## Directions for this task
Each record that follows should be repeated exactly, minus any images.

## Source records

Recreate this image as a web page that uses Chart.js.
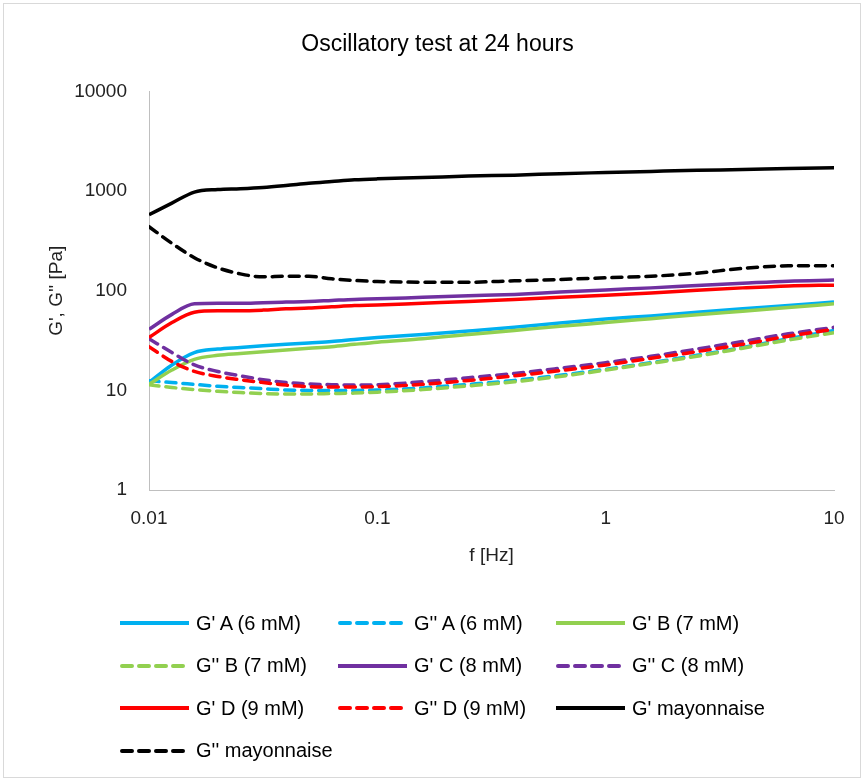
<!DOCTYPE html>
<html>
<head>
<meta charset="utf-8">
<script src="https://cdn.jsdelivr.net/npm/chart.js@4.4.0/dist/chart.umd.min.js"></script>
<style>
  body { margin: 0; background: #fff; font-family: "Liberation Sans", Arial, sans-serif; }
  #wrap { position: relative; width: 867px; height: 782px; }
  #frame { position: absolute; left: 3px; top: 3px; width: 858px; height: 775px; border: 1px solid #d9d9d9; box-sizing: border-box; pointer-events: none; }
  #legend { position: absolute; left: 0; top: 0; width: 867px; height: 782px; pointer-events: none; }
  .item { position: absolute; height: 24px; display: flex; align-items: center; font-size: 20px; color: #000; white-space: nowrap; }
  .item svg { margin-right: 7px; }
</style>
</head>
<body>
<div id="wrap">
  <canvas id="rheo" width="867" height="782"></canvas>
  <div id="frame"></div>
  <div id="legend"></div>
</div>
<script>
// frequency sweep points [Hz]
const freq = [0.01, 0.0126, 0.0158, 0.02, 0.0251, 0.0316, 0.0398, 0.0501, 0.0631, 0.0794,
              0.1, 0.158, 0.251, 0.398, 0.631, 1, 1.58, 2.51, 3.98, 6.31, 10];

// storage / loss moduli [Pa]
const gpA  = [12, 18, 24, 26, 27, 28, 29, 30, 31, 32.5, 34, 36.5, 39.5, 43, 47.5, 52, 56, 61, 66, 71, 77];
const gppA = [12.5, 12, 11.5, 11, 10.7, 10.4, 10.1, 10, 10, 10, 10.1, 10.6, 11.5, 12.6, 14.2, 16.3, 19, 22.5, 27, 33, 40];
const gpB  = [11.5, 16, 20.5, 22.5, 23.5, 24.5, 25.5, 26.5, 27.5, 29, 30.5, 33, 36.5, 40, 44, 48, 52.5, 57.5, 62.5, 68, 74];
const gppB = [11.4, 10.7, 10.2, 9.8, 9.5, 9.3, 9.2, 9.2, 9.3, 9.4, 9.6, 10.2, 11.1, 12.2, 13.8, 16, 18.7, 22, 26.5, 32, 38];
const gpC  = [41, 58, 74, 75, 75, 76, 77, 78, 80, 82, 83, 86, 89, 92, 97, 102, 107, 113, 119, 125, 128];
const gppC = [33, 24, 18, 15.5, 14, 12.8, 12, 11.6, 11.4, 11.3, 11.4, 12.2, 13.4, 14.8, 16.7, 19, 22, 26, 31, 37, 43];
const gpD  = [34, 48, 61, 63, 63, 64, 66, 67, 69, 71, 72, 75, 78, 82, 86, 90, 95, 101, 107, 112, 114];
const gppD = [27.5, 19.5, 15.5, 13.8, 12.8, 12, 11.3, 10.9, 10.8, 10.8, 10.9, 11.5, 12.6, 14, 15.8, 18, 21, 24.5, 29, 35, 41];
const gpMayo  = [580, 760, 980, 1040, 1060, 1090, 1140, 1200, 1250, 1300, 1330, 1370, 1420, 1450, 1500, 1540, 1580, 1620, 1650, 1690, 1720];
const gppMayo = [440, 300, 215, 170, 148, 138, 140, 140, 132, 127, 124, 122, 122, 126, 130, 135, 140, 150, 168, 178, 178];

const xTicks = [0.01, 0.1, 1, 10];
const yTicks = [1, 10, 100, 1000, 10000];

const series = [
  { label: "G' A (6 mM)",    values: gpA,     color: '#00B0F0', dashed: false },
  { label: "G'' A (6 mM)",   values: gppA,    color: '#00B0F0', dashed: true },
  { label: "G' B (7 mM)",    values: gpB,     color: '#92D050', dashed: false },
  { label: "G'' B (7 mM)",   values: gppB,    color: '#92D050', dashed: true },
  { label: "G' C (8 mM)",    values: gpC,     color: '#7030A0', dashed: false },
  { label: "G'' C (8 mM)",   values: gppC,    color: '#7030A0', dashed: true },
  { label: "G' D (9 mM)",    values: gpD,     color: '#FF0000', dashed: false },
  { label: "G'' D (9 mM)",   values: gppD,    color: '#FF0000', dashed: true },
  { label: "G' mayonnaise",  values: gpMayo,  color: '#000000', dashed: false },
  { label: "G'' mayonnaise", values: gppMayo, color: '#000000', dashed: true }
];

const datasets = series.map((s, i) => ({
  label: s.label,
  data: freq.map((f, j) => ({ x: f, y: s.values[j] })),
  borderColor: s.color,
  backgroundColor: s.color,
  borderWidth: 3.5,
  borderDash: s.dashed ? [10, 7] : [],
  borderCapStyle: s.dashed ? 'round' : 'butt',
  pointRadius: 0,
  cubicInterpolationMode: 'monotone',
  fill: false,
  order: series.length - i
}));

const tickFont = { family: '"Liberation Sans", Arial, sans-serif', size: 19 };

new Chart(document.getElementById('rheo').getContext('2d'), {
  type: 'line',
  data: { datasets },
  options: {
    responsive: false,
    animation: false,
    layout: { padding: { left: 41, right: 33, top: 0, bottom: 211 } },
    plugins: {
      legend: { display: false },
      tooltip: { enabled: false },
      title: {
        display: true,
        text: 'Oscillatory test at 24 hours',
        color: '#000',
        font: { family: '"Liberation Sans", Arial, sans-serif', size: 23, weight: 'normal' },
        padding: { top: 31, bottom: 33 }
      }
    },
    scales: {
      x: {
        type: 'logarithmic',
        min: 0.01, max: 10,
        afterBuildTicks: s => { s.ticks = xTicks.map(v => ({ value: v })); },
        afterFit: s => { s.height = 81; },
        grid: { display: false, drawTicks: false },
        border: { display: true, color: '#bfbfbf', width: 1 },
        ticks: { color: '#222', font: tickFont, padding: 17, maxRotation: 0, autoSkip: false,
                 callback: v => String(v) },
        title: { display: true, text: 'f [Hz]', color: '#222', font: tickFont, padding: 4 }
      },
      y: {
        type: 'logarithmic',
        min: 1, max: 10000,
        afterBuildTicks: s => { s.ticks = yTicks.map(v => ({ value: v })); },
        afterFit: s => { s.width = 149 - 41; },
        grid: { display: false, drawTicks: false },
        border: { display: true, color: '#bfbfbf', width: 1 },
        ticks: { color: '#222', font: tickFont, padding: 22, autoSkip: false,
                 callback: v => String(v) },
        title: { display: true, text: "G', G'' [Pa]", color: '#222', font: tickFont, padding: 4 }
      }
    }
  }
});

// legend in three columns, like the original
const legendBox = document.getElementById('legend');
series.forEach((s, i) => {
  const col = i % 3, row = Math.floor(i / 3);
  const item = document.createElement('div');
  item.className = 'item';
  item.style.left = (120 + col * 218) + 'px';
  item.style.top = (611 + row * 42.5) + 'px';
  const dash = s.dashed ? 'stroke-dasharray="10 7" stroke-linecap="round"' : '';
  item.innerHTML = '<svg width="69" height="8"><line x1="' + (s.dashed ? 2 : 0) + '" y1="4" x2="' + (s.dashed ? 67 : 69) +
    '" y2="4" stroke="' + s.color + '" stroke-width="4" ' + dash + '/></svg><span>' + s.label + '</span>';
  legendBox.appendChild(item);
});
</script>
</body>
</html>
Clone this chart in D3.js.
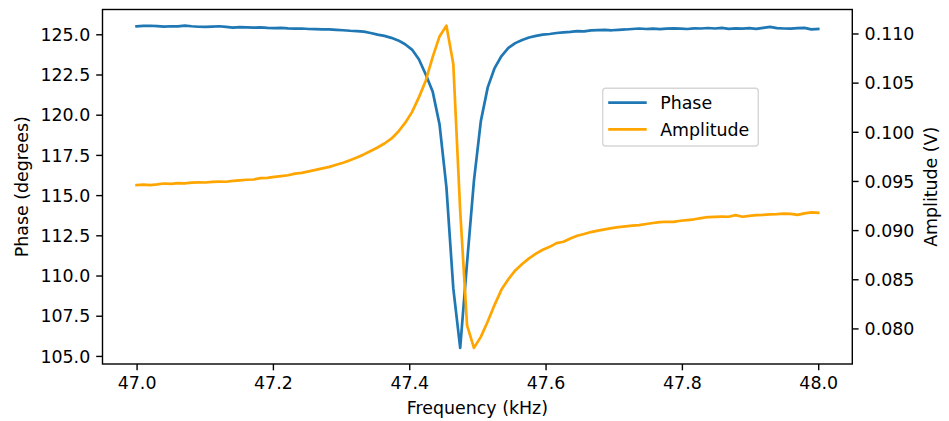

## Answer to the exercise
Recreate this image as a web page that uses Chart.js.
<!DOCTYPE html>
<html>
<head>
<meta charset="utf-8">
<script src="https://cdn.jsdelivr.net/npm/chart.js@4.4.0/dist/chart.umd.min.js"></script>
<style>
  body { margin: 0; background: #fff; font-family: "Liberation Sans", Arial, sans-serif; }
  #wrap { position: relative; width: 867px; height: 782px; }
  #frame { position: absolute; left: 3px; top: 3px; width: 858px; height: 775px; border: 1px solid #d9d9d9; box-sizing: border-box; pointer-events: none; }
  #legend { position: absolute; left: 0; top: 0; width: 867px; height: 782px; pointer-events: none; }
  .item { position: absolute; height: 24px; display: flex; align-items: center; font-size: 20px; color: #000; white-space: nowrap; }
  .item svg { margin-right: 7px; }
</style>
</head>
<body>
<div id="wrap">
  <canvas id="rheo" width="867" height="782"></canvas>
  <div id="frame"></div>
  <div id="legend"></div>
</div>
<script>
// frequency sweep points [Hz]
const freq = [0.01, 0.0126, 0.0158, 0.02, 0.0251, 0.0316, 0.0398, 0.0501, 0.0631, 0.0794,
              0.1, 0.158, 0.251, 0.398, 0.631, 1, 1.58, 2.51, 3.98, 6.31, 10];

// storage / loss moduli [Pa]
const gpA  = [12, 18, 24, 26, 27, 28, 29, 30, 31, 32.5, 34, 36.5, 39.5, 43, 47.5, 52, 56, 61, 66, 71, 77];
const gppA = [12.5, 12, 11.5, 11, 10.7, 10.4, 10.1, 10, 10, 10, 10.1, 10.6, 11.5, 12.6, 14.2, 16.3, 19, 22.5, 27, 33, 40];
const gpB  = [11.5, 16, 20.5, 22.5, 23.5, 24.5, 25.5, 26.5, 27.5, 29, 30.5, 33, 36.5, 40, 44, 48, 52.5, 57.5, 62.5, 68, 74];
const gppB = [11.4, 10.7, 10.2, 9.8, 9.5, 9.3, 9.2, 9.2, 9.3, 9.4, 9.6, 10.2, 11.1, 12.2, 13.8, 16, 18.7, 22, 26.5, 32, 38];
const gpC  = [41, 58, 74, 75, 75, 76, 77, 78, 80, 82, 83, 86, 89, 92, 97, 102, 107, 113, 119, 125, 128];
const gppC = [33, 24, 18, 15.5, 14, 12.8, 12, 11.6, 11.4, 11.3, 11.4, 12.2, 13.4, 14.8, 16.7, 19, 22, 26, 31, 37, 43];
const gpD  = [34, 48, 61, 63, 63, 64, 66, 67, 69, 71, 72, 75, 78, 82, 86, 90, 95, 101, 107, 112, 114];
const gppD = [27.5, 19.5, 15.5, 13.8, 12.8, 12, 11.3, 10.9, 10.8, 10.8, 10.9, 11.5, 12.6, 14, 15.8, 18, 21, 24.5, 29, 35, 41];
const gpMayo  = [580, 760, 980, 1040, 1060, 1090, 1140, 1200, 1250, 1300, 1330, 1370, 1420, 1450, 1500, 1540, 1580, 1620, 1650, 1690, 1720];
const gppMayo = [440, 300, 215, 170, 148, 138, 140, 140, 132, 127, 124, 122, 122, 126, 130, 135, 140, 150, 168, 178, 178];

const xTicks = [0.01, 0.1, 1, 10];
const yTicks = [1, 10, 100, 1000, 10000];

const series = [
  { label: "G' A (6 mM)",    values: gpA,     color: '#00B0F0', dashed: false },
  { label: "G'' A (6 mM)",   values: gppA,    color: '#00B0F0', dashed: true },
  { label: "G' B (7 mM)",    values: gpB,     color: '#92D050', dashed: false },
  { label: "G'' B (7 mM)",   values: gppB,    color: '#92D050', dashed: true },
  { label: "G' C (8 mM)",    values: gpC,     color: '#7030A0', dashed: false },
  { label: "G'' C (8 mM)",   values: gppC,    color: '#7030A0', dashed: true },
  { label: "G' D (9 mM)",    values: gpD,     color: '#FF0000', dashed: false },
  { label: "G'' D (9 mM)",   values: gppD,    color: '#FF0000', dashed: true },
  { label: "G' mayonnaise",  values: gpMayo,  color: '#000000', dashed: false },
  { label: "G'' mayonnaise", values: gppMayo, color: '#000000', dashed: true }
];

const datasets = series.map((s, i) => ({
  label: s.label,
  data: freq.map((f, j) => ({ x: f, y: s.values[j] })),
  borderColor: s.color,
  backgroundColor: s.color,
  borderWidth: 3.5,
  borderDash: s.dashed ? [10, 7] : [],
  borderCapStyle: s.dashed ? 'round' : 'butt',
  pointRadius: 0,
  cubicInterpolationMode: 'monotone',
  fill: false,
  order: series.length - i
}));

const tickFont = { family: '"Liberation Sans", Arial, sans-serif', size: 19 };

new Chart(document.getElementById('rheo').getContext('2d'), {
  type: 'line',
  data: { datasets },
  options: {
    responsive: false,
    animation: false,
    layout: { padding: { left: 41, right: 33, top: 0, bottom: 211 } },
    plugins: {
      legend: { display: false },
      tooltip: { enabled: false },
      title: {
        display: true,
        text: 'Oscillatory test at 24 hours',
        color: '#000',
        font: { family: '"Liberation Sans", Arial, sans-serif', size: 23, weight: 'normal' },
        padding: { top: 31, bottom: 33 }
      }
    },
    scales: {
      x: {
        type: 'logarithmic',
        min: 0.01, max: 10,
        afterBuildTicks: s => { s.ticks = xTicks.map(v => ({ value: v })); },
        afterFit: s => { s.height = 81; },
        grid: { display: false, drawTicks: false },
        border: { display: true, color: '#bfbfbf', width: 1 },
        ticks: { color: '#222', font: tickFont, padding: 17, maxRotation: 0, autoSkip: false,
                 callback: v => String(v) },
        title: { display: true, text: 'f [Hz]', color: '#222', font: tickFont, padding: 4 }
      },
      y: {
        type: 'logarithmic',
        min: 1, max: 10000,
        afterBuildTicks: s => { s.ticks = yTicks.map(v => ({ value: v })); },
        afterFit: s => { s.width = 149 - 41; },
        grid: { display: false, drawTicks: false },
        border: { display: true, color: '#bfbfbf', width: 1 },
        ticks: { color: '#222', font: tickFont, padding: 22, autoSkip: false,
                 callback: v => String(v) },
        title: { display: true, text: "G', G'' [Pa]", color: '#222', font: tickFont, padding: 4 }
      }
    }
  }
});

// legend in three columns, like the original
const legendBox = document.getElementById('legend');
series.forEach((s, i) => {
  const col = i % 3, row = Math.floor(i / 3);
  const item = document.createElement('div');
  item.className = 'item';
  item.style.left = (120 + col * 218) + 'px';
  item.style.top = (611 + row * 42.5) + 'px';
  const dash = s.dashed ? 'stroke-dasharray="10 7" stroke-linecap="round"' : '';
  item.innerHTML = '<svg width="69" height="8"><line x1="' + (s.dashed ? 2 : 0) + '" y1="4" x2="' + (s.dashed ? 67 : 69) +
    '" y2="4" stroke="' + s.color + '" stroke-width="4" ' + dash + '/></svg><span>' + s.label + '</span>';
  legendBox.appendChild(item);
});
</script>
</body>
</html>
Clone this chart in D3.js.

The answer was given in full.